I am a terribly impatient person. I’ve planned, prepared and executed life on timelines of my own creation. And then the pandemic hit. My world went from feeling expansive and global to a narrowed focus on my tiny neighborhood. Time slowed. I ran the same tiny loop through the Washington Arboretum each morning and became friends with the ferns I watched slowly unfurl day by day in the spring. I watched the cherry blossoms burst and fade as the leaves filled out the trees. I laid out on warm grass thankful for the shade in the summer, and then watched as the leaves changed colors this autumn before dropping from their branches. I have lived this pandemic constantly being drawn back to Mary Oliver’s “Summer Day” and thinking, “…I don’t know exactly what a prayer is. / I do know how to pay attention…” We are in the last season seen with new eyes during this pandemic. I am paying attention to winter, grateful for the occasional calm morning offering a break from the rain. Exploring some new territory, the mountains surrounding us, and embracing precipitation in new forms.
I still consider myself impatient, but the past year has felt like a meditation on paying attention to the things that are always around me that I far too often allow to go unnoticed. As I reflect back on the year that has passed, I am filled with immense gratitude. The shifted reality we were all flung into has helped me to learn patience, to sit with the discomfort of uncertainty in new ways, to recognize the incredible efforts of my family, friends, and colleagues to pivot and adapt to the changing world in ways that have supported and sustained themselves and the people around them. This year has made me so incredibly grateful for being a part of UW Medicine and the tremendous efforts of teams across our system to innovate, create, inspire, and endure amidst incredible challenges. Several weeks ago, the first vaccines arrived in Seattle and in our hospitals. With them came a profound sense of hope that we will soon see the end of our seasons impacted by navigating our COVID-19 response. And now, I find myself needing to draw on all that I have learned about patience. My guess is that I am several months away from being vaccinated myself, but I feel such gratitude and relief as each member of our community gets vaccinated, making the environment around us safer for all of us.

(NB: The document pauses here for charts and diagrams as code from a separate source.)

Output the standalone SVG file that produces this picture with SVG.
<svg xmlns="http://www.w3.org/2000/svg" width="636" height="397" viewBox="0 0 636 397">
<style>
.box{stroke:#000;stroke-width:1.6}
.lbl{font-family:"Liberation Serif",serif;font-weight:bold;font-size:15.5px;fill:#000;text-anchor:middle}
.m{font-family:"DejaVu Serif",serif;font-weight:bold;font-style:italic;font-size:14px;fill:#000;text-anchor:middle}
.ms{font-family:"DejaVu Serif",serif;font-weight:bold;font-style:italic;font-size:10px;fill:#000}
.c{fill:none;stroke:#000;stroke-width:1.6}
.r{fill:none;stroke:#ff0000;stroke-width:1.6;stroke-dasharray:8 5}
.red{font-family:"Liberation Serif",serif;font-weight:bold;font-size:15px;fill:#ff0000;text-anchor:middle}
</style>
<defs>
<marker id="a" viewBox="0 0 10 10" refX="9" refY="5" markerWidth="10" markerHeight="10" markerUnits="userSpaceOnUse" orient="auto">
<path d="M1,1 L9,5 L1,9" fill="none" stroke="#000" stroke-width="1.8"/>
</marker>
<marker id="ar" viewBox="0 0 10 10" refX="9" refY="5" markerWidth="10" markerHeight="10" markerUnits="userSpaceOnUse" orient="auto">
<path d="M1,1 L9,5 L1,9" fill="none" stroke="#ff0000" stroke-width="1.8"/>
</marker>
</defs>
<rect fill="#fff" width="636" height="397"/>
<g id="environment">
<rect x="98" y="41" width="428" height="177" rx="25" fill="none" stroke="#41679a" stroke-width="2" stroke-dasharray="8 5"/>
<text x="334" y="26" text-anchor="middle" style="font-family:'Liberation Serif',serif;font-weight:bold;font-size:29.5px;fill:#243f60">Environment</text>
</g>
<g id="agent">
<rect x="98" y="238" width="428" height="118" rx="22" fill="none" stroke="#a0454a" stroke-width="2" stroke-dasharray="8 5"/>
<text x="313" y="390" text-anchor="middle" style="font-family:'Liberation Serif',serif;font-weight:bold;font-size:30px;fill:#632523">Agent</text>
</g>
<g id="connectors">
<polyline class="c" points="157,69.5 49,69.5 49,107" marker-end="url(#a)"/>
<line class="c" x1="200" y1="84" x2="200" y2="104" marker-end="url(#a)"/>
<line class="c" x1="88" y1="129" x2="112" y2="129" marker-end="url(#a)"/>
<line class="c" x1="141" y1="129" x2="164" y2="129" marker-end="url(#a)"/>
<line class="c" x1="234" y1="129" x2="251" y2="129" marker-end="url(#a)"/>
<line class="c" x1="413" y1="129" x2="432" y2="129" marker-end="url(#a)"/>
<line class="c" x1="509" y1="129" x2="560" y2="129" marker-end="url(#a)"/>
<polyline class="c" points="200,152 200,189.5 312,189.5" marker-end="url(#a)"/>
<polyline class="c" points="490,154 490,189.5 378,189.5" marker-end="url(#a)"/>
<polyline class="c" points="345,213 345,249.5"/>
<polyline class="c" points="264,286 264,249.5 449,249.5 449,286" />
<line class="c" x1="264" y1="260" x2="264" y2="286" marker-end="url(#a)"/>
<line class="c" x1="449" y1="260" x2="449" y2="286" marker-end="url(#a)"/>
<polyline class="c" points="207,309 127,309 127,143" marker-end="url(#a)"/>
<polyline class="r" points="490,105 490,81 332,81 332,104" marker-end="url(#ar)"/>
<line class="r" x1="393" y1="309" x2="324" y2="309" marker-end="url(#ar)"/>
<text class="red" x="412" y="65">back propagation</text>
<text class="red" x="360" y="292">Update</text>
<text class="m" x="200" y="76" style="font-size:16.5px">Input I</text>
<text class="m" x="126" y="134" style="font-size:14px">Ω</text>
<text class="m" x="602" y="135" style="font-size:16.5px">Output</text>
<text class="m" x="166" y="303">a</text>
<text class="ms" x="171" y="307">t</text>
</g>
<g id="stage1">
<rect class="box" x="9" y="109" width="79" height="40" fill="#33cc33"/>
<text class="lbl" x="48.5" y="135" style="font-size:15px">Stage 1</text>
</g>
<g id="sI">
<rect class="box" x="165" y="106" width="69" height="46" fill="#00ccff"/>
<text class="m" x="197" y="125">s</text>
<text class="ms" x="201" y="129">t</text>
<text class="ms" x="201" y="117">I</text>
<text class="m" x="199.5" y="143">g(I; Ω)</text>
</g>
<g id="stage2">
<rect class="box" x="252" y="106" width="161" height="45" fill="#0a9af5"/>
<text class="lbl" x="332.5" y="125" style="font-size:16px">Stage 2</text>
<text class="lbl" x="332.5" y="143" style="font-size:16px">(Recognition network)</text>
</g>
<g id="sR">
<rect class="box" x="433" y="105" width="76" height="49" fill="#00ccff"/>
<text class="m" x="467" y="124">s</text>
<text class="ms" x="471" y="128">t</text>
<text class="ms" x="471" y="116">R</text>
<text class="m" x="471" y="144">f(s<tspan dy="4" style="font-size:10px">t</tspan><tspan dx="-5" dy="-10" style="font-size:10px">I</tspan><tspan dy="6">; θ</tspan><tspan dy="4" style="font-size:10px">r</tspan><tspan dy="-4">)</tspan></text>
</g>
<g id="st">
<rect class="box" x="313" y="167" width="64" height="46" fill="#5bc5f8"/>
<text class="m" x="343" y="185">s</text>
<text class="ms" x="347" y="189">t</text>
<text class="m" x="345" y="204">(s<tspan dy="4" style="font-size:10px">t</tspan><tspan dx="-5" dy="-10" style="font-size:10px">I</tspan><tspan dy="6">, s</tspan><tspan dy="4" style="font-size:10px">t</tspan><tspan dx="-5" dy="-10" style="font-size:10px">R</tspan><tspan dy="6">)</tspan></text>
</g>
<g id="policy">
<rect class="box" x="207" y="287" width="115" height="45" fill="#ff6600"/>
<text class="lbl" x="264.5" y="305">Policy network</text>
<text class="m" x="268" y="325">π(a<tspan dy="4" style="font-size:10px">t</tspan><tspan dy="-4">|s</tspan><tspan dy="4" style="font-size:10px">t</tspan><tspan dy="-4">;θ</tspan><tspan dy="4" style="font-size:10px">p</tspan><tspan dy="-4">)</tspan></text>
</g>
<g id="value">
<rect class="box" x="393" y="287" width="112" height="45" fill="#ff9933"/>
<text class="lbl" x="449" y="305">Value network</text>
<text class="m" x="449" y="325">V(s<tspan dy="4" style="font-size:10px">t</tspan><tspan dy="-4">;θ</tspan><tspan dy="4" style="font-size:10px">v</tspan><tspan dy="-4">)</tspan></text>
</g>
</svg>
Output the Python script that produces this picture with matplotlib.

UW Medicine Gratitude Campaign
We have a tough couple of months ahead with cases still high and potential surges on the horizon. We know how hard folks across our hospitals and clinics have been working. In partnership with our community, we are restarting our food and nonperishable (socks!) donations to teams. We have worked with our pals in Infection Prevention and ask that all food be picked up at the end of your shift and taken to go to help minimize any risks to our community. We’ll be distributing Goodie Bags to break rooms near you and we will hand out food at exits for Grab n’ Go meals. Our approved guidelines for in-kind donations and food distribution can be found here.
In addition to finding opportunities for the community to share their thanks with our teams, we also want to give you a chance to reflect on your experiences over the last year and to share your own messages of gratitude with your friends and colleagues. Look for the Walls of Gratitude hanging around your unit or Thank You postcards and share your gratitude with those around you.
As we move into 2021, take a moment to reflect on what we have lost, learned and gained through 2020. While I hope we never have to repeat another year like it, I want to move forward grateful for the lessons in patience and paying attention in new ways. And as always, I am so grateful for all of you.
With gratitude,
Anne Browning, PhD
Assistant Dean for Well-Being, UW School of Medicine
Founding Director, UW Resilience Lab
Affiliate Assistant Professor, UW College of Education
The Summer Day by Mary Oliver
Who made the world?
Who made the swan, and the black bear?
Who made the grasshopper?
This grasshopper, I mean—
the one who has flung herself out of the grass,
the one who is eating sugar out of my hand,
who is moving her jaws back and forth instead of up and down—
who is gazing around with her enormous and complicated eyes.
Now she lifts her pale forearms and thoroughly washes her face.
Now she snaps her wings open, and floats away.
I don’t know exactly what a prayer is.
I do know how to pay attention, how to fall down
into the grass, how to kneel down in the grass,
how to be idle and blessed, how to stroll through the fields,
which is what I have been doing all day.
Tell me, what else should I have done?
Doesn’t everything die at last, and too soon?
Tell me, what is it you plan to do
with your one wild and precious life?